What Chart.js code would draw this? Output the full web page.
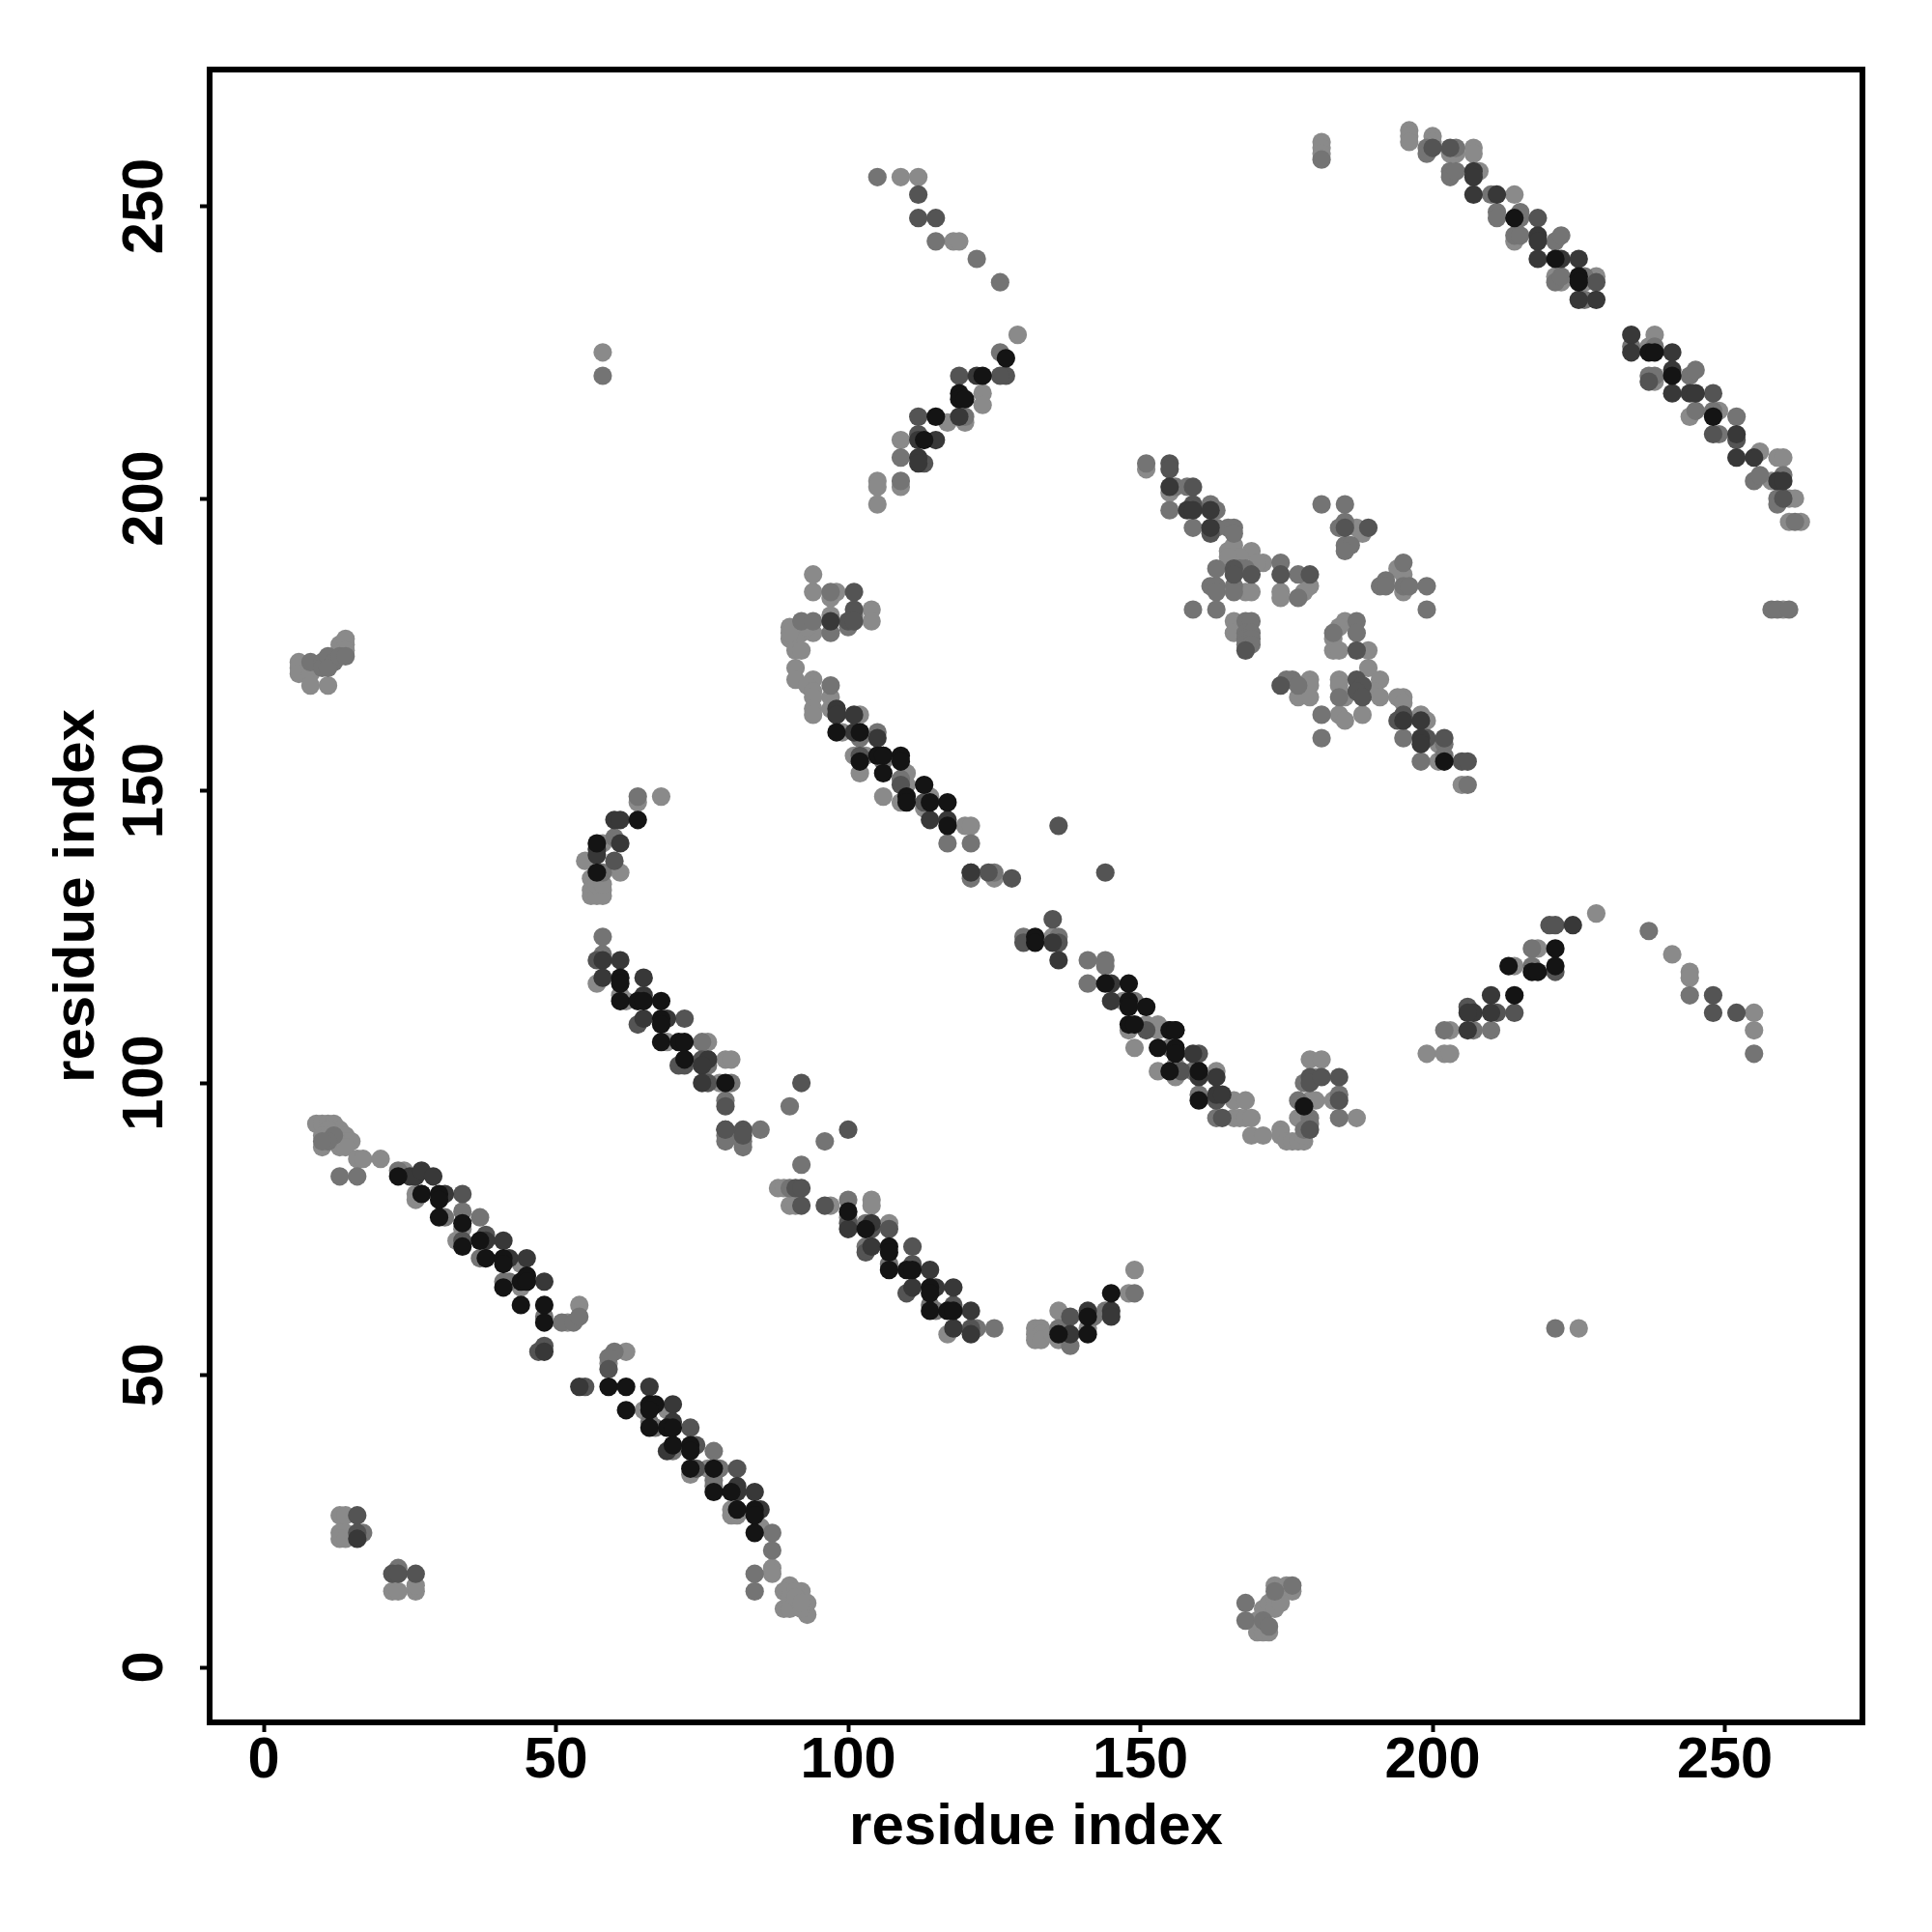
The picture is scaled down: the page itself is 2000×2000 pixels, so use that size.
<!DOCTYPE html>
<html><head><meta charset="utf-8">
<style>html,body{margin:0;padding:0;background:#fff}canvas{display:block}</style>
<script src="https://cdn.jsdelivr.net/npm/chart.js@4"></script>
</head><body><canvas id="c" width="2000" height="2000" style="width:2000px;height:2000px"></canvas>
<script>
const tickValues=[0,50,100,150,200,250];
const axisTitle="residue index";
const shadeBlack=[[23,84],[27,81],[30,81],[30,80],[30,77],[34,76],[34,72],[37,73],[38,70],[41,70],[41,69],[41,65],[44,66],[45,67],[45,66],[44,62],[48,62],[48,59],[59,48],[62,48],[62,44],[66,45],[67,45],[66,44],[66,41],[69,41],[70,41],[70,38],[73,38],[73,37],[73,34],[77,34],[77,30],[80,30],[81,27],[84,27],[84,26],[84,23],[61,118],[61,117],[61,114],[64,114],[65,114],[68,114],[68,111],[68,110],[68,107],[71,107],[72,107],[72,104],[79,100],[100,78],[103,75],[107,72],[107,71],[107,68],[110,68],[111,68],[114,65],[114,64],[114,61],[117,61],[118,61],[136,57],[141,60],[141,57],[145,64],[98,160],[102,160],[102,155],[105,156],[106,156],[109,156],[109,155],[106,153],[110,149],[110,148],[113,151],[114,148],[117,148],[117,144],[132,125],[132,124],[144,117],[148,117],[148,114],[148,113],[151,113],[148,110],[149,110],[155,109],[156,109],[153,106],[156,106],[156,105],[155,102],[160,102],[160,97],[64,145],[57,141],[57,136],[115,214],[119,218],[119,217],[120,217],[123,221],[127,224],[113,210],[202,155],[214,248],[221,241],[225,238],[225,237],[237,225],[238,225],[241,221],[248,214],[221,123],[213,120],[221,120],[217,119],[218,119],[214,115],[178,96]];
const shadeDark=[[25,84],[26,84],[27,85],[29,84],[31,81],[38,73],[41,73],[42,70],[45,70],[48,66],[48,54],[54,48],[66,48],[70,45],[70,42],[69,37],[84,30],[81,31],[81,30],[85,27],[58,121],[61,121],[58,118],[65,118],[65,115],[65,111],[69,111],[76,104],[75,103],[75,100],[100,75],[104,76],[104,72],[114,68],[111,65],[115,65],[118,65],[121,61],[118,58],[121,57],[138,57],[141,61],[145,61],[145,60],[98,164],[98,163],[101,163],[101,160],[105,159],[114,145],[117,145],[121,136],[135,124],[136,121],[145,117],[145,114],[159,105],[160,101],[163,101],[163,98],[164,98],[60,145],[61,145],[61,141],[57,140],[57,139],[112,210],[115,210],[112,207],[112,206],[119,214],[122,221],[155,202],[158,198],[159,198],[162,198],[162,195],[195,162],[198,162],[198,159],[198,158],[207,256],[207,255],[207,252],[211,252],[218,245],[218,244],[218,241],[222,241],[225,241],[225,234],[228,234],[234,228],[234,225],[241,225],[241,222],[241,218],[244,218],[245,218],[252,211],[252,207],[255,207],[259,203],[260,203],[224,127],[210,115],[210,112],[207,112],[206,112],[206,109],[16,22],[97,179]];
const shadeMid=[[48,55],[47,54],[55,48],[34,81],[38,74],[34,73],[74,38],[73,41],[81,34],[59,51],[74,34],[22,16],[23,16],[26,16],[16,26],[16,23],[57,121],[72,111],[71,103],[72,103],[75,104],[76,100],[64,110],[79,96],[79,92],[82,92],[82,91],[92,100],[100,92],[91,82],[92,82],[92,79],[96,79],[100,76],[104,75],[103,71],[107,75],[111,72],[110,64],[111,69],[118,62],[121,58],[138,60],[101,184],[101,181],[100,179],[101,179],[102,156],[109,151],[113,148],[124,136],[128,135],[130,124],[136,124],[144,136],[135,128],[136,144],[151,109],[160,105],[157,102],[163,97],[164,94],[179,92],[179,101],[179,100],[181,101],[184,101],[184,97],[60,138],[112,252],[112,248],[115,248],[112,214],[112,211],[113,206],[119,221],[127,221],[126,221],[155,206],[155,205],[159,202],[159,199],[162,194],[166,188],[169,187],[166,187],[174,187],[179,187],[168,174],[185,195],[189,195],[187,174],[187,169],[188,168],[187,167],[188,166],[174,168],[195,163],[194,162],[199,159],[202,159],[205,155],[206,155],[203,260],[200,260],[218,248],[248,218],[228,237],[252,210],[260,200],[248,211],[220,127],[221,127],[206,113],[214,112],[211,112],[221,119],[248,115],[248,112],[252,112],[237,220]];
const shadeGrey=[[23,85],[13,84],[16,84],[31,77],[34,78],[37,77],[37,70],[41,66],[42,66],[48,60],[51,59],[53,59],[54,60],[60,54],[59,53],[66,42],[67,41],[70,37],[77,37],[78,34],[77,32],[77,31],[87,23],[87,20],[84,16],[84,13],[17,23],[23,17],[58,125],[58,122],[75,107],[76,103],[80,100],[90,96],[79,97],[79,91],[79,90],[82,90],[82,89],[85,92],[96,90],[92,86],[90,82],[100,80],[103,76],[103,72],[107,69],[114,62],[115,61],[122,58],[125,58],[136,58],[137,57],[138,55],[142,60],[144,61],[149,64],[97,184],[101,180],[97,177],[100,178],[92,179],[94,179],[97,168],[105,160],[102,159],[106,155],[109,152],[117,141],[121,141],[121,135],[125,136],[130,125],[136,125],[141,121],[144,121],[144,120],[141,117],[149,114],[155,106],[159,102],[160,98],[163,94],[177,97],[178,100],[179,94],[179,93],[178,92],[184,98],[184,94],[64,149],[60,142],[58,136],[105,255],[115,244],[122,241],[126,237],[58,221],[181,258],[109,207],[109,203],[126,225],[120,214],[258,181],[259,181],[261,181],[151,206],[156,202],[158,202],[155,198],[162,199],[163,198],[159,195],[163,195],[165,195],[166,195],[166,194],[163,188],[167,188],[168,188],[174,189],[177,187],[162,185],[163,185],[163,184],[166,185],[166,184],[177,183],[159,181],[163,181],[168,179],[169,179],[168,177],[169,177],[168,176],[169,176],[168,175],[169,175],[181,199],[185,199],[185,196],[184,195],[185,192],[186,192],[185,191],[195,189],[192,186],[191,185],[192,185],[195,185],[196,185],[199,185],[199,181],[187,179],[183,177],[187,177],[175,169],[176,169],[177,168],[184,166],[181,163],[181,159],[195,159],[202,158],[198,155],[202,156],[206,151],[199,260],[199,259],[204,260],[203,256],[203,255],[204,256],[210,252],[211,249],[211,248],[215,249],[215,248],[214,245],[215,245],[221,244],[222,245],[221,237],[222,238],[226,238],[226,234],[234,226],[238,226],[237,221],[238,221],[244,221],[245,222],[245,215],[248,215],[252,214],[249,211],[255,203],[256,204],[260,204],[259,200],[259,199],[262,196],[217,123],[217,120],[207,109],[210,109],[202,109],[168,11],[168,8],[171,8],[172,7],[176,14],[173,13],[221,58],[237,126],[244,115],[255,105],[8,172],[10,172],[10,171],[11,173],[12,172],[11,171],[13,173],[14,173],[12,91],[11,90],[10,90]];
const shadeLight=[[9,93],[10,93],[11,93],[12,93],[13,92],[12,92],[11,92],[10,91],[11,91],[13,91],[14,91],[12,90],[14,90],[15,90],[10,89],[13,89],[14,89],[16,87],[17,87],[20,87],[24,85],[26,81],[26,80],[34,75],[33,73],[44,69],[44,65],[52,59],[54,62],[59,52],[62,54],[65,44],[69,44],[73,33],[76,34],[80,27],[80,26],[81,26],[85,24],[87,17],[87,16],[90,14],[89,13],[92,13],[89,10],[90,12],[91,13],[93,11],[93,9],[91,11],[90,10],[92,10],[91,12],[92,11],[13,26],[14,26],[13,23],[14,23],[13,22],[14,22],[22,13],[23,13],[26,13],[26,14],[57,117],[61,115],[62,114],[69,107],[76,107],[79,104],[80,104],[78,100],[88,82],[89,82],[90,79],[91,79],[97,79],[100,77],[104,80],[104,79],[107,76],[117,57],[132,58],[133,58],[132,57],[133,57],[132,56],[133,56],[135,57],[136,61],[136,56],[141,58],[148,64],[149,68],[94,187],[94,184],[98,184],[97,183],[104,181],[104,179],[97,180],[90,178],[94,177],[92,177],[90,176],[91,176],[91,174],[92,174],[93,178],[90,177],[91,171],[91,169],[94,169],[93,168],[94,167],[94,166],[94,164],[94,163],[97,166],[97,164],[99,160],[102,163],[101,156],[103,156],[102,153],[110,153],[110,151],[106,149],[109,148],[114,149],[113,147],[120,144],[121,144],[125,135],[135,125],[147,114],[148,109],[151,110],[153,110],[153,109],[149,106],[153,102],[156,103],[156,101],[163,102],[166,97],[168,97],[166,94],[167,94],[168,94],[169,94],[169,91],[171,91],[174,92],[174,91],[175,90],[176,90],[177,90],[178,90],[177,94],[178,91],[179,97],[180,97],[180,101],[179,104],[181,104],[183,97],[187,94],[68,149],[64,148],[58,141],[55,138],[61,136],[56,135],[56,133],[57,133],[58,133],[56,132],[57,132],[58,132],[57,134],[58,134],[109,255],[112,255],[118,244],[119,244],[129,228],[58,225],[181,261],[181,260],[181,259],[105,203],[105,202],[105,199],[109,210],[109,202],[117,213],[120,213],[123,218],[123,216],[260,181],[151,205],[155,201],[165,191],[166,192],[169,191],[167,190],[171,189],[170,189],[165,190],[168,184],[169,184],[174,184],[174,183],[178,184],[179,185],[166,179],[166,177],[187,195],[188,194],[194,188],[195,187],[195,184],[185,179],[184,178],[183,176],[183,174],[184,174],[189,174],[189,171],[191,169],[184,169],[184,168],[190,167],[191,166],[185,166],[179,169],[179,168],[177,166],[179,166],[184,163],[185,162],[188,163],[195,166],[194,166],[195,165],[198,163],[199,162],[201,158],[201,155],[205,151],[196,263],[196,262],[196,261],[200,262],[200,261],[203,259],[204,259],[207,260],[207,259],[208,256],[214,252],[214,244],[221,238],[222,237],[226,237],[228,238],[238,228],[237,226],[238,220],[244,214],[249,215],[256,208],[259,207],[260,207],[258,203],[261,200],[262,200],[261,196],[263,196],[228,129],[218,123],[214,120],[203,109],[199,105],[202,105],[203,105],[241,122],[244,119],[244,118],[255,112],[255,109],[225,58],[170,6],[171,6],[172,6],[170,8],[171,10],[172,11],[173,12],[173,14],[175,14],[176,13],[173,10],[174,11],[6,172],[6,171],[6,170],[8,171],[8,170],[8,168],[11,168],[13,174],[13,175],[14,175],[14,176],[14,174]];
const overDark=[[76,104],[121,136],[79,92],[118,58],[98,164],[98,163]];
const overBlack=[[27,81],[38,70],[45,67],[45,66],[81,27],[70,38],[72,104],[102,160],[106,156],[105,156],[155,109],[156,109],[156,106],[156,105],[160,102]];
const layers=[[shadeBlack,'#141414'],[shadeDark,'#383838'],[shadeMid,'#545454'],[shadeGrey,'#747474'],[shadeLight,'#8a8a8a'],[overDark,'#383838'],[overBlack,'#141414']];
const axisFont={family:'"Liberation Sans"',weight:'bold',size:59.5};
const titleFont={family:'"Liberation Sans"',weight:'bold',size:60};
const frame={id:'frame',afterDatasetsDraw(c){const a=c.chartArea,x=c.ctx;x.save();x.strokeStyle='#000';x.lineWidth=6;x.strokeRect(a.left,a.top,a.right-a.left,a.bottom-a.top);x.restore();}};
const keep=s=>{s.ticks=tickValues.map(v=>({value:v}));};
new Chart(document.getElementById('c'),{type:'scatter',
data:{datasets:layers.map(([pts,col])=>({data:pts.map(([x,y])=>({x,y})),backgroundColor:col,borderWidth:0,pointRadius:9.6,pointHoverRadius:9.6}))},
options:{responsive:false,animation:false,devicePixelRatio:1,events:[],
layout:{padding:{top:72,right:72,left:0,bottom:0}},
plugins:{legend:{display:false},tooltip:{enabled:false}},
scales:{
x:{type:'linear',min:-9.26,max:273.55,afterBuildTicks:keep,afterFit:s=>{s.height=217;},
 grid:{drawOnChartArea:false,drawTicks:true,tickLength:10,tickColor:'#000',tickWidth:4},border:{display:false},
 ticks:{color:'#000',font:axisFont,padding:-5,maxRotation:0,minRotation:0,autoSkip:false},
 title:{display:true,text:axisTitle,color:'#000',font:titleFont,padding:{top:0,bottom:72}}},
y:{type:'linear',min:-9.42,max:273.4,afterBuildTicks:keep,afterFit:s=>{s.width=217;},
 grid:{drawOnChartArea:false,drawTicks:true,tickLength:10,tickColor:'#000',tickWidth:4},border:{display:false},
 ticks:{color:'#000',font:axisFont,padding:6,minRotation:90,maxRotation:90,crossAlign:'center',autoSkip:false},
 title:{display:true,text:axisTitle,color:'#000',font:titleFont,padding:{top:44,bottom:0}}}
}},plugins:[frame]});
</script></body></html>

# [Required task]
Copy each line of the listing that holds the word "page".

# [Written reply]
What Chart.js code would draw this? Output the full web page.
The picture is scaled down: the page itself is 2000×2000 pixels, so use that size.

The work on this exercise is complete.